Why Doesn’t This Surprise Me?Posted: December 16, 2013
Just saw this study reported at WAPO. It basically says there’s not much difference in fundamentalists Christians and Muslims. Don’t ask those two groups to acknowledge it however since all fundamentalist religions are based on seeing every one else as essentially hell-bound and wrong.
Religious fundamentalism among Muslim immigrants in Western Europe is dramatically greater than that among Christian Europeans, according to a recent study by Ruud Koopmans from the Wissenschaftszentrum in Berlin discussed on the Monkey Cage last Friday. On the surface, these findings legitimize concerns surrounding the incompatibility of Western and Islamic values.
Like Europeans, Americans express fear over Muslim integration and Islamic fundamentalism, although very little is known about beliefs among Muslims living in the U.S. A recent nationwide survey of U.S. Muslims, which I designed, provides some insight — the Muslim-American National Opinion Survey (MANOS) reveals that levels of religious fundamentalism among Muslims and Christians in the U.S. are nearly identical.
As one of the few nationally representative surveys available of Muslim Americans, MANOS provides insight into the degree Muslim Americans hold fundamentalist views, as defined by Koopmans. Data from existing surveys of the general American population allow me to assess where Muslims stand relative to other Americans in believing that religious rules are more important than the laws of the country and the degree individuals hold literal interpretations of holy scriptures.
The weird thing is that in the US, our religious fundamentalists run for office and get elected. That doesn’t happen much in Western Europe. Witness the Texas Lt. Governor’s race where all four candidates are creationists. What on earth does it take to educate people in the basics of science compared to iron age mythology?
Current Lt. Gov. David “Impeach Obama but get my niece out of jail” Dewhurst is already a creationist, and just believes in fairness:
“I believe that in fairness we need to expose students to both sides of this,” he said. “That’s why I’ve supported including in our textbooks the discussion of the biblical account of life and creation, and I understand there are a lot of people who disagree with me, and believe in evolution.”
State Sen. Dan Patrick and Ag Commissioner Todd Staples also said that they think that, for freedom, schools should teach something that isn’t science in science classes because it is popular, also Christians are oppressed:
“Our students … must really be confused. They go to Sunday School on Sunday and then they go into school on Monday and we tell them they can’t talk about God,” said Patrick. “I’m sick and tired of a minority in our country who want us to turn our back on God.”

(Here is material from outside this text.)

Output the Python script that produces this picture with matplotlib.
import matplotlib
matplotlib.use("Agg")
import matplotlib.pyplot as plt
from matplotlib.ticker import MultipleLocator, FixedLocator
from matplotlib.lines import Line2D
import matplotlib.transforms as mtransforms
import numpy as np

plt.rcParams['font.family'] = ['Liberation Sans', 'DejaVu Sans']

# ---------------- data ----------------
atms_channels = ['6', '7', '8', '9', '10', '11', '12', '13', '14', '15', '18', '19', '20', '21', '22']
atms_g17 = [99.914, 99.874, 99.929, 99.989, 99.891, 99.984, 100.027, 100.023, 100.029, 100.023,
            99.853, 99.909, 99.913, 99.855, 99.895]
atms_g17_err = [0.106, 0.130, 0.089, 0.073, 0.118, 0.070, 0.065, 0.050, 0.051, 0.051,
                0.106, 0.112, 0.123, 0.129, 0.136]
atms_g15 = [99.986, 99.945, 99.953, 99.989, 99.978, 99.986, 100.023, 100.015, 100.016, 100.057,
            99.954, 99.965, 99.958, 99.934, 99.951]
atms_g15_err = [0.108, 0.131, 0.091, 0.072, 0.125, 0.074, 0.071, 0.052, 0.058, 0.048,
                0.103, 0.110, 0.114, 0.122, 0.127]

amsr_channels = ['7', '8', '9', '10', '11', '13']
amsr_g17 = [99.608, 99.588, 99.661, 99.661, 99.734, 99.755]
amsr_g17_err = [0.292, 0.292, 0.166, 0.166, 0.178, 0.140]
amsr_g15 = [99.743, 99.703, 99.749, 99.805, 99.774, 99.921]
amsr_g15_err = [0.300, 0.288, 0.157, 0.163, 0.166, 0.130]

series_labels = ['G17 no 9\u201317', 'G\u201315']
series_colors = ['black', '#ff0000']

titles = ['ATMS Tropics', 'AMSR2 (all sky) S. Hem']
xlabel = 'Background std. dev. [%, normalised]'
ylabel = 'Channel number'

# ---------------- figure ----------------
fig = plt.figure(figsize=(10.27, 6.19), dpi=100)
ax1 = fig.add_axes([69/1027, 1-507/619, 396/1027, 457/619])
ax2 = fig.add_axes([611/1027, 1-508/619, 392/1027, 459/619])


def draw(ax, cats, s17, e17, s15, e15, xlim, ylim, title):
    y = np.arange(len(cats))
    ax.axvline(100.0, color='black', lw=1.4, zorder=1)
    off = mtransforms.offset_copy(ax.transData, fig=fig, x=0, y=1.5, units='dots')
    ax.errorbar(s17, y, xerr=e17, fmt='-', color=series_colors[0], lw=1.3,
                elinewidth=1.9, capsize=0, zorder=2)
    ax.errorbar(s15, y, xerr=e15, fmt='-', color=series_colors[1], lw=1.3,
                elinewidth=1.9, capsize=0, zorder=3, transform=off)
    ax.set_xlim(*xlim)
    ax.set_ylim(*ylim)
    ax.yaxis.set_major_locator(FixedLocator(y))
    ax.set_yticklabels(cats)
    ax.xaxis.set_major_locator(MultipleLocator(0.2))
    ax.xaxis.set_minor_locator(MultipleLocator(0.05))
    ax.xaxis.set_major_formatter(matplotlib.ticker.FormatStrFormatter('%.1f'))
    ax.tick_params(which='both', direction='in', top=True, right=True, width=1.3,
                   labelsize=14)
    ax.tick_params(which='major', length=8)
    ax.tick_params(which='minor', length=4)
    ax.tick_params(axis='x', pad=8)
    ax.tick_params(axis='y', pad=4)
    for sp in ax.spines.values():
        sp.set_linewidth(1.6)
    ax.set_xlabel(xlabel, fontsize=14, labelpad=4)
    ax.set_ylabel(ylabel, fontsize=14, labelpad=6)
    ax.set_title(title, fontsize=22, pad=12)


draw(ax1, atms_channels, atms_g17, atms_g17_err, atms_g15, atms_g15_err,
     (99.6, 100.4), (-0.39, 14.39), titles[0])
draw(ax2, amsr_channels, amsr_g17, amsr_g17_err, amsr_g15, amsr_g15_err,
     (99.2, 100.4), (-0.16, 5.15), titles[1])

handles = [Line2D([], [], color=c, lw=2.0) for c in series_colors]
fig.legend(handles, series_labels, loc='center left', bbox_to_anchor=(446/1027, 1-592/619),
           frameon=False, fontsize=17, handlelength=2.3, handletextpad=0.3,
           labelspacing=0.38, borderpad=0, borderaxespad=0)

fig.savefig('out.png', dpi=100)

The one candidate who didn’t overtly advocate teaching creationism didn’t exactly sound hostile to it, either. Land Commissioner Jerry Patterson trotted out the astonishing revelation that the phrase “Separation of Church and State” does not appear in the Constitution, which obviously means that schools should have a lot more church in ‘em:
“Show me where that’s in the Constitution, because it’s not in the Constitution,” he said. “I see nothing wrong with standing up at least for a moment of silence, let those who wish to pray, pray in their own faith. I see nothing wrong with having a prayer before a high school football game.”
Just as long as they’re not, like, Muslim or anything.
The candidates may find implementing their pledges somewhat difficult, as the Loot Gov doesn’t actually set education policy in Texas, and the state school board has almost miraculously approved science texts that actually teach science.
Results from MANOS and the General Social Surveys reveal that the general American population holds nearly identical levels of fundamentalist beliefs as Muslims, if not slightly more. Just over 57 percent of the general American population believes that “right and wrong in U.S. law should be based on God’s laws,” compared to 49.3 percent of U.S.-born Muslims and 45.6 of foreign-born Muslims. About a third of each group believes that society should not be the one to determine right and wrong in U.S. law. Such numbers reveal that the general American population is more fundamentalist than the average European, and that Muslim Americans are less fundamentalist than European Muslims, according to the Koopmans study.
A large number of folks have a problem with reality and modernity. Their issues have become our issues. They create war. They pave the way for missionaries that spread hatred around the world. They run for office and attack all kinds of people’s rights based on somethings that do not hold up to any kind of sane scrutiny. It’s about time that those folks that don’t embrace the mindset of the iron age but embrace the beliefs that started there start doing something about the crazies. It’s just not fair to the rest of us to have these fundamentalist mindsets inflicted on civilization.
Btw, I’m not persecuting you. I’m laughing at your dumb asses. You have a right to believe it, but you certainly do not have a right to inflict such nonsense on the rest of us.